In common with most trips to the cinema the film begins long after the time advertised on the ticket. Arrival times are staggered in case there's a rush, which yesterday there wasn't, and early punters end up watching adverts, playing 'Lucky Licence Plates' or engaging in in-car karaoke. The words I saw flashing across the screen suggested a song lifted from The Greatest Showman, so there's your target audience. One of the event's sponsors is Just Eat who hope to meet your snacking needs by delivering to your car, but remember it's app-based purchase only ('Do Not Approach the Catering Facilities At Any Time'). It must have been a relief when the opening titles of Back To The Future finally appeared (at 2.52pm rather than two o'clock), and simultaneously a right pain that the sun was blazing down from immediately behind the big screen. A bubble-secure drive-in may be a lot better than not going to the cinema at all, but if you value your bank balance best stay at home and wait for the film to pop up on ITV2 instead.

Over the weekend New Bridge H14 was finally lifted into place across the River Lea. It's been sat waiting inside the nearest building compound since 2018, but only now are the abutments ready allowing a giant crane to do its work early on Sunday morning. The tale is a long one, beginning before the Olympics when a smart footbridge was added at this very spot. But plans for the local road network changed post-Games and a vehicle-friendly bridge became necessary instead, allegedly, so last summer the footbridge was lifted out and ten adjacent trees fed into a chipper. Since then earthworks have been relentlessly tweaked and, in a separate seemingly-endless project, new roads surfaced in readiness for delivering traffic.



It's not yet possible to walk across the bridge because additional metal sections have yet to be winched into place to connect it to ground level, indeed I wouldn't hold out much hope of using it soon. But you can walk underneath it already because the construction team were careful to close the towpath for only one night. From what I can see two pedestrian walkways run along the edges of the new bridge with the vehicle deck screened behind curved metal walls inbetween. Those bright yellow steps lead down to a cafe terrace, currently only accessible through a narrow alleyway. The bridge will initially open in 'restricted mode', with the 339 bus the only motor vehicle allowed across, but expect full-on connectivity once the new flats at Sweetwater start to reach completion. There's plenty of room to build them now that the bridge has been lifted out of the way.

Hackney Bridge, the "brand new, canalside public destination close to Hackney Wick" opens at the end of next week, by which point hopefully this towpath connection will be complete.



The project's Engagement & Partnerships Manager reached out to me last week ("I hope this email finds you well") and wondered if I'd like to pop down for a tour of the site.

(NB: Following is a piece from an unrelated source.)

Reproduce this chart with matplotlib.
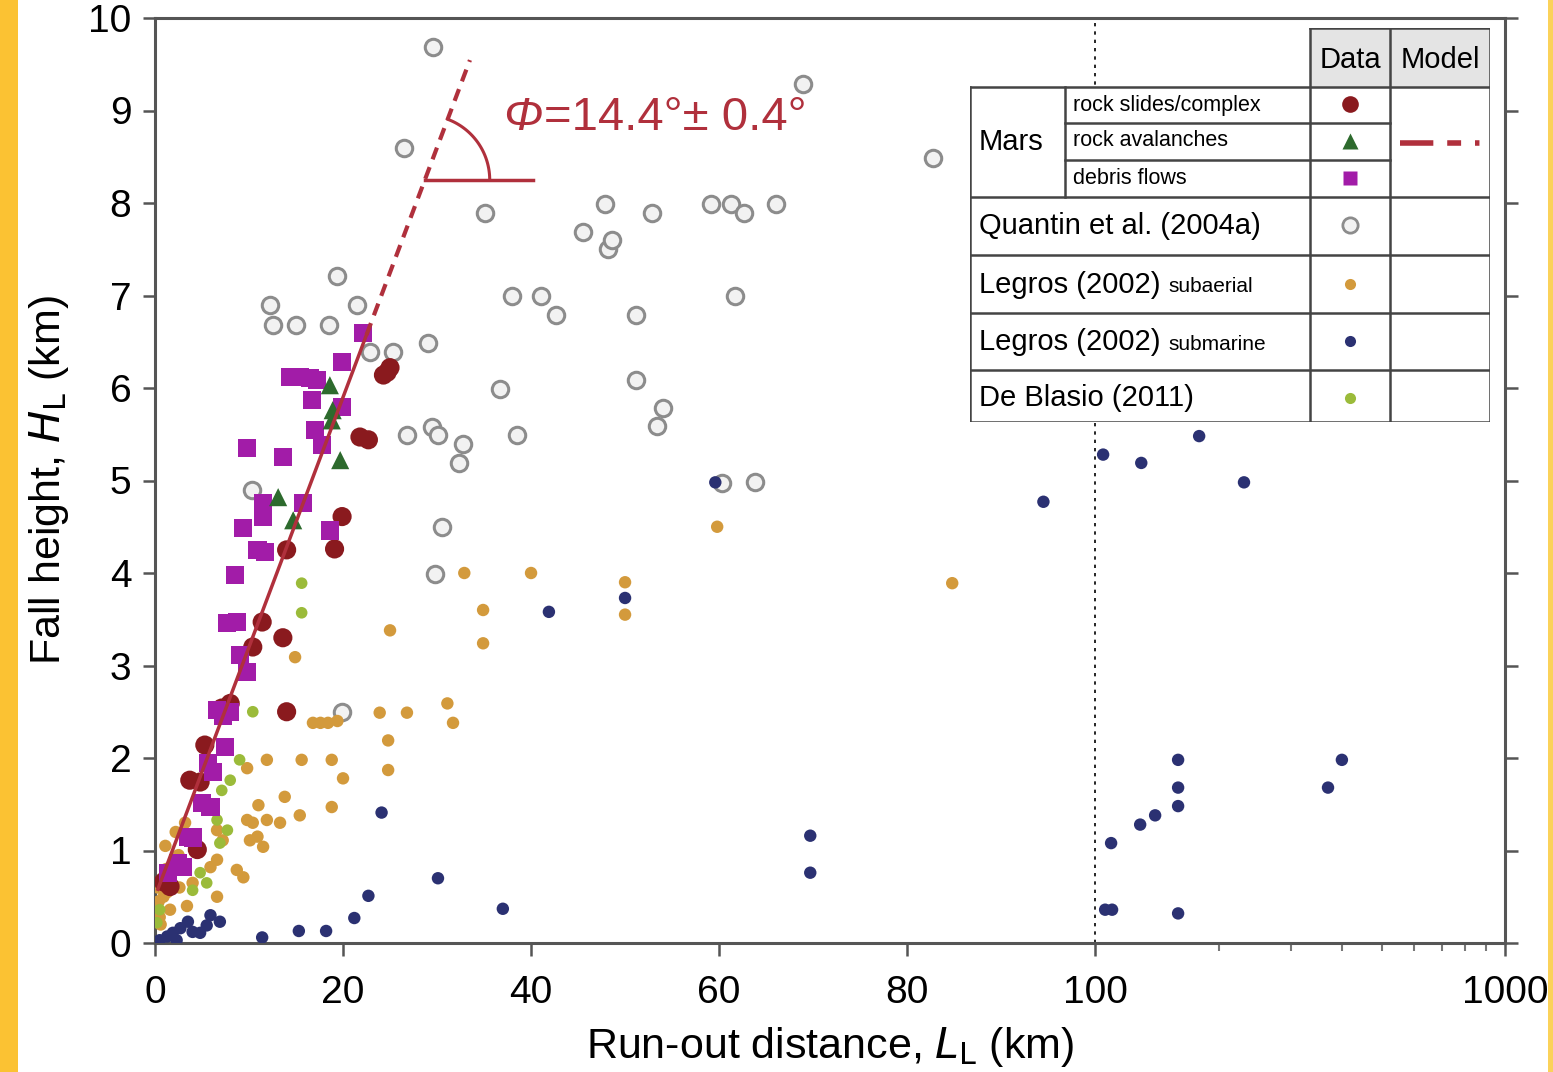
import numpy as np
import matplotlib
matplotlib.use("Agg")
from matplotlib import pyplot as plt
from matplotlib.patches import Rectangle

plt.rcParams['font.family'] = ['Liberation Sans', 'DejaVu Sans']

# ---- data (run-out distance km, fall height km) ----
rock_slides_x = [24.3, 25.0, 24.7, 21.8, 22.7, 19.9, 19.1, 14.0, 11.4, 13.6, 10.4, 8.0, 7.1, 14.0,
                 5.3, 4.8, 3.7, 4.5, 1.6, 0.9]
rock_slides_y = [6.14, 6.22, 6.17, 5.47, 5.44, 4.61, 4.26, 4.25, 3.47, 3.30, 3.20, 2.59, 2.54, 2.50,
                 2.14, 1.74, 1.76, 1.01, 0.61, 0.66]

rock_aval_x = [18.6, 18.9, 18.8, 19.7, 13.1, 14.7]
rock_aval_y = [6.03, 5.76, 5.65, 5.22, 4.82, 4.57]

debris_x = [22.1, 19.9, 14.4, 15.4, 16.5, 17.2, 16.7, 19.9, 17.0, 17.8, 9.8, 13.6,
            11.5, 15.7, 11.5, 9.4, 18.6, 10.9, 11.7, 8.5, 7.7, 8.7, 9.0, 9.8, 6.6, 8.0,
            7.2, 7.4, 5.6, 6.2, 5.0, 5.9, 3.5, 4.0, 2.4, 3.0, 1.4]
debris_y = [6.59, 6.28, 6.12, 6.12, 6.11, 6.09, 5.87, 5.79, 5.55, 5.38, 5.35, 5.25,
            4.76, 4.76, 4.61, 4.49, 4.46, 4.25, 4.23, 3.98, 3.46, 3.47, 3.11, 2.93, 2.52, 2.50,
            2.46, 2.12, 1.95, 1.85, 1.51, 1.47, 1.15, 1.14, 0.86, 0.82, 0.76]

quantin_x = [29.6, 68.9, 26.5, 82.8, 35.1, 47.9, 45.5, 48.2, 48.6, 52.9, 59.1, 61.3, 62.6, 66.1,
             61.7, 19.4, 38.0, 41.1, 42.7, 12.2, 12.6, 15.0, 18.5, 21.5, 29.0, 22.9, 25.3, 51.2,
             51.2, 36.7, 54.0, 53.4, 29.5, 30.1, 26.8, 38.5, 32.8, 32.3, 30.5, 29.8, 10.3, 19.9,
             60.3, 63.8]
quantin_y = [9.69, 9.29, 8.59, 8.49, 7.89, 7.99, 7.69, 7.50, 7.60, 7.89, 7.99, 7.99, 7.89, 7.99,
             6.99, 7.21, 6.99, 6.99, 6.79, 6.90, 6.68, 6.68, 6.68, 6.90, 6.49, 6.39, 6.39, 6.79,
             6.09, 5.99, 5.78, 5.59, 5.58, 5.49, 5.49, 5.49, 5.39, 5.19, 4.50, 3.99, 4.90, 2.50,
             4.97, 4.98]

subaerial_x = [32.9, 40.0, 34.9, 34.9, 25.0, 50.0, 50.0, 59.8, 84.8, 14.9, 31.1, 31.7, 23.9, 26.8,
               24.8, 24.8, 16.8, 17.6, 18.4, 19.4, 11.9, 15.6, 18.8, 20.0, 13.8, 11.0, 15.4, 18.8,
               9.8, 10.4, 11.9, 13.3, 10.9, 11.5, 10.1, 8.7, 9.4, 6.6, 6.6, 7.2, 6.6, 5.9,
               0.9, 1.6, 0.5, 4.0, 9.8, 2.5, 3.2, 1.2,
               0.4, 0.8, 1.3, 1.9, 2.6, 0.6, 1.1, 2.2, 3.4, 0.3]
subaerial_y = [4.00, 4.00, 3.60, 3.24, 3.38, 3.90, 3.55, 4.50, 3.89, 3.09, 2.59, 2.38, 2.49, 2.49,
               2.19, 1.87, 2.38, 2.38, 2.38, 2.40, 1.98, 1.98, 1.98, 1.78, 1.58, 1.49, 1.38, 1.47,
               1.33, 1.30, 1.33, 1.30, 1.15, 1.04, 1.11, 0.79, 0.71, 0.50, 1.22, 1.11, 0.90, 0.82,
               0.50, 0.36, 0.28, 0.65, 1.89, 0.95, 1.30, 0.80,
               0.45, 0.70, 0.55, 0.85, 0.60, 0.20, 1.05, 1.20, 0.40, 0.60]

submarine_x = [104.6, 129.6, 179.4, 230.8, 159.4, 159.4, 159.4, 140.1, 128.8, 109.4, 400.0, 370.0,
               105.8, 110.0, 159.4, 94.5, 59.6, 41.9, 50.0, 69.7, 69.7, 30.1, 37.0, 24.1, 22.7,
               21.2, 18.2, 15.3, 11.4, 5.9, 6.9, 3.5, 2.7, 1.3, 4.8, 0.5, 2.3, 5.5, 4.0, 1.9]
submarine_y = [5.28, 5.19, 5.48, 4.98, 1.98, 1.68, 1.48, 1.38, 1.28, 1.08, 1.98, 1.68,
               0.36, 0.36, 0.32, 4.77, 4.98, 3.58, 3.73, 1.16, 0.76, 0.70, 0.37, 1.41, 0.51,
               0.27, 0.13, 0.13, 0.06, 0.30, 0.23, 0.23, 0.16, 0.07, 0.11, 0.03, 0.03, 0.19, 0.12, 0.11]

deblasio_x = [15.6, 15.6, 10.4, 8.0, 7.1, 6.6, 7.7, 6.9, 4.8, 5.5, 4.0, 0.2, 0.5, 9.0]
deblasio_y = [3.89, 3.57, 2.50, 1.76, 1.65, 1.33, 1.22, 1.08, 0.76, 0.65, 0.57, 0.22, 0.36, 1.98]

# model fit H = a*L + b
model_a = 0.27
model_b = 0.5
phi_text = "=14.4°± 0.4°"

# colours
c_red = "#8a1a1e"
c_green = "#2d6a2d"
c_purple = "#a21ca8"
c_gray = "#8c8c8c"
c_tan = "#d39a3c"
c_navy = "#2b3172"
c_yg = "#9bbb3a"
c_model = "#b0303c"

# linear up to 100 km, then log up to 1000 km
K = 43.6


def fwd(x):
    x = np.asarray(x, dtype=float)
    return np.where(x <= 100, x, 100 + K * np.log10(np.maximum(x, 100) / 100))


def inv(u):
    u = np.asarray(u, dtype=float)
    return np.where(u <= 100, u, 100 * 10 ** ((np.maximum(u, 100) - 100) / K))


fig = plt.figure(figsize=(15.53, 10.72), dpi=100)
fig.patch.set_facecolor("white")
fig.patches.append(Rectangle((0, 0), 18 / 1553, 1, transform=fig.transFigure,
                             facecolor="#fbc233", edgecolor="none", zorder=0))
fig.patches.append(Rectangle((1548 / 1553, 0), 5 / 1553, 1, transform=fig.transFigure,
                             facecolor="#fbd25a", edgecolor="none", zorder=0))

ax = fig.add_axes([155 / 1553, 129 / 1072, 1350 / 1553, 925 / 1072])
ax.set_xscale("function", functions=(fwd, inv))
ax.set_xlim(0, 1000)
ax.set_ylim(0, 10)

ax.axvline(100, color="black", ls=(0, (2, 3)), lw=1.2, zorder=1)

ax.scatter(quantin_x, quantin_y, s=140, facecolor="#f2f2f2", edgecolor=c_gray, linewidth=2.2, zorder=2)
ax.scatter(submarine_x, submarine_y, s=80, color=c_navy, edgecolor="none", zorder=3)
ax.scatter(subaerial_x, subaerial_y, s=80, color=c_tan, edgecolor="none", zorder=3)
ax.scatter(deblasio_x, deblasio_y, s=70, color=c_yg, edgecolor="none", zorder=3)
ax.scatter(rock_slides_x, rock_slides_y, s=190, color=c_red, edgecolor="none", zorder=4)
ax.scatter(debris_x, debris_y, s=170, marker="s", color=c_purple, edgecolor="none", zorder=4)
ax.scatter(rock_aval_x, rock_aval_y, s=170, marker="^", color=c_green, edgecolor="none", zorder=5)

# model line: solid over the Mars data, dashed beyond
L_solid = np.array([0.3, 22.5])
L_dash = np.array([22.5, 33.5])
ax.plot(L_solid, model_a * L_solid + model_b, color=c_model, lw=2.5, zorder=6)
ax.plot(L_dash, model_a * L_dash + model_b, color=c_model, lw=3, ls=(0, (3, 2)), zorder=6)

# angle marker
h_ang = 8.25
L_ang = (h_ang - model_b) / model_a
ax.plot([L_ang, 40.2], [h_ang, h_ang], color=c_model, lw=2.5, zorder=6)
t = np.radians(np.linspace(0, 69, 40))
ax.plot(L_ang + 6.9 * np.cos(t), h_ang + 0.70 * np.sin(t), color=c_model, lw=2.2, zorder=6)
ax.text(37.0, 8.92, "Φ", color=c_model, fontsize=34, style="italic",
        va="center", ha="left", zorder=7)
ax.text(41.4, 8.92, phi_text, color=c_model, fontsize=34,
        va="center", ha="left", zorder=7)

# axes styling
ax.set_xticks([0, 20, 40, 60, 80, 100, 1000], ["0", "20", "40", "60", "80", "100", "1000"])
ax.set_xticks([200, 300, 400, 500, 600, 700, 800, 900], minor=True)
ax.set_xticklabels([], minor=True)
ax.set_yticks(range(0, 11))
ax.tick_params(axis="both", which="major", labelsize=28, length=9, width=1.8, color="#555555",
               direction="out", pad=8)
ax.tick_params(axis="x", which="major", pad=14)
ax.tick_params(axis="x", which="minor", length=6, width=1.5, color="#777777")
ax.tick_params(axis="y", which="both", right=True)
for sp in ax.spines.values():
    sp.set_color("#555555")
    sp.set_linewidth(2.2)
ax.set_xlabel(r"Run-out distance, $\mathit{L}_{\rm L}$ (km)", fontsize=31, labelpad=10)
ax.set_ylabel(r"Fall height, $\mathit{H}_{\rm L}$ (km)", fontsize=31, labelpad=12)

# ---- legend table (drawn in pixel coordinates of its own axes) ----
tb = fig.add_axes([970 / 1553, (1072 - 422) / 1072, 520 / 1553, 394 / 1072])
tb.set_xlim(970, 1490)
tb.set_ylim(422, 28)
tb.axis("off")
tb.patch.set_alpha(0)
tb.add_patch(Rectangle((970, 87), 520, 335, facecolor="white", edgecolor="none", zorder=0))
tb.add_patch(Rectangle((1310, 28), 180, 59, facecolor="#e4e4e4", edgecolor="none", zorder=0))

lc = "#444444"
lw_t = 1.8
for yy, x0 in [(28, 1310), (87, 970), (197, 970), (255, 970), (313, 970), (370, 970), (422, 970)]:
    tb.plot([x0, 1490], [yy, yy], color=lc, lw=lw_t)
for yy in [123, 160]:
    tb.plot([1065, 1390], [yy, yy], color=lc, lw=lw_t)
tb.plot([970, 970], [87, 422], color=lc, lw=lw_t)
tb.plot([1065, 1065], [87, 197], color=lc, lw=lw_t)
for xx in [1310, 1390, 1490]:
    tb.plot([xx, xx], [28, 422], color=lc, lw=lw_t)

tb.text(1350, 60, "Data", fontsize=21, ha="center", va="center")
tb.text(1440, 60, "Model", fontsize=21, ha="center", va="center")
tb.text(979, 142, "Mars", fontsize=21, ha="left", va="center")
tb.text(1073, 105, "rock slides/complex", fontsize=15.5, ha="left", va="center")
tb.text(1073, 141, "rock avalanches", fontsize=15.5, ha="left", va="center")
tb.text(1073, 178, "debris flows", fontsize=15.5, ha="left", va="center")
tb.text(979, 226, "Quantin et al. (2004a)", fontsize=21, ha="left", va="center")
tb.text(979, 285, "Legros (2002)", fontsize=21, ha="left", va="center")
tb.text(1168, 287, "subaerial", fontsize=15, ha="left", va="center")
tb.text(979, 342, "Legros (2002)", fontsize=21, ha="left", va="center")
tb.text(1168, 344, "submarine", fontsize=15, ha="left", va="center")
tb.text(979, 398, "De Blasio (2011)", fontsize=21, ha="left", va="center")

tb.plot([1350], [104], "o", ms=12, color=c_red, mec="none")
tb.plot([1350], [141], "^", ms=11, color=c_green, mec="none")
tb.plot([1350], [178], "s", ms=10, color=c_purple, mec="none")
tb.plot([1350], [225], "o", ms=11, mfc="#f2f2f2", mec=c_gray, mew=2)
tb.plot([1350], [284], "o", ms=8, color=c_tan, mec="none")
tb.plot([1350], [341], "o", ms=8, color=c_navy, mec="none")
tb.plot([1350], [398], "o", ms=8, color=c_yg, mec="none")
tb.plot([1400, 1482], [143, 143], color=c_model, lw=4, ls=(0, (6, 2.5, 2.5, 2.5, 0.8, 2.5)))

fig.savefig("out.png", dpi=100)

I turned down his kind offer, because obviously I did, but he was very keen that I "spread a bit of positivity around the project" so I'm pleased to be able to share 5% of his latest blogpost.
"Embracing engagement... collaboration and vision... our journey... engagement-focused events... ingraining ourselves in the local community... curating our Members... enterprise platform... bridge opportunities across the neighbouring boroughs... kicked off the dialogue... user-focused designs... diverse local audience... key stakeholders... a core function of the engagement strand... amplify our voices... open up a two-way dialogue... unanimously supportive feedback... nurture the right partnerships... encourage collaboration... join the dots between local programmes, initiatives and activities."
Queen Elizabeth Olympic Park first earned a Green Flag award in 2014, the year after it opened to the public. But only this week has an actual flag actually appeared on an actual flagpole, fluttering above the road junction on the bend in Waterden Road. It doesn't flutter terribly well however, even in some wind, hence this is the best of a dozen attempted photos.



The Green Flag Award is a green space accreditation program run by Keep Britain Tidy on behalf of the UK government, recognising environmental excellence, pristine maintenance and tip-top visitor facilities. It can't be staggeringly difficult to achieve because around 2000 UK sites earned the award last year, but it is the recognised international standard, with parks in San Francisco, Turkey, New Zealand and the UAE somehow also included.

The Park is full of slugs at present, hiding in the grass, lurking in the lawns and sliming across the paths. You can only see two in this photo, sorry, because if I'd pulled back much further you wouldn't have seen any.



I know they come out after heavy rain but we haven't had any of that lately so I'm not sure what's caused the explosion. Best look where you tread.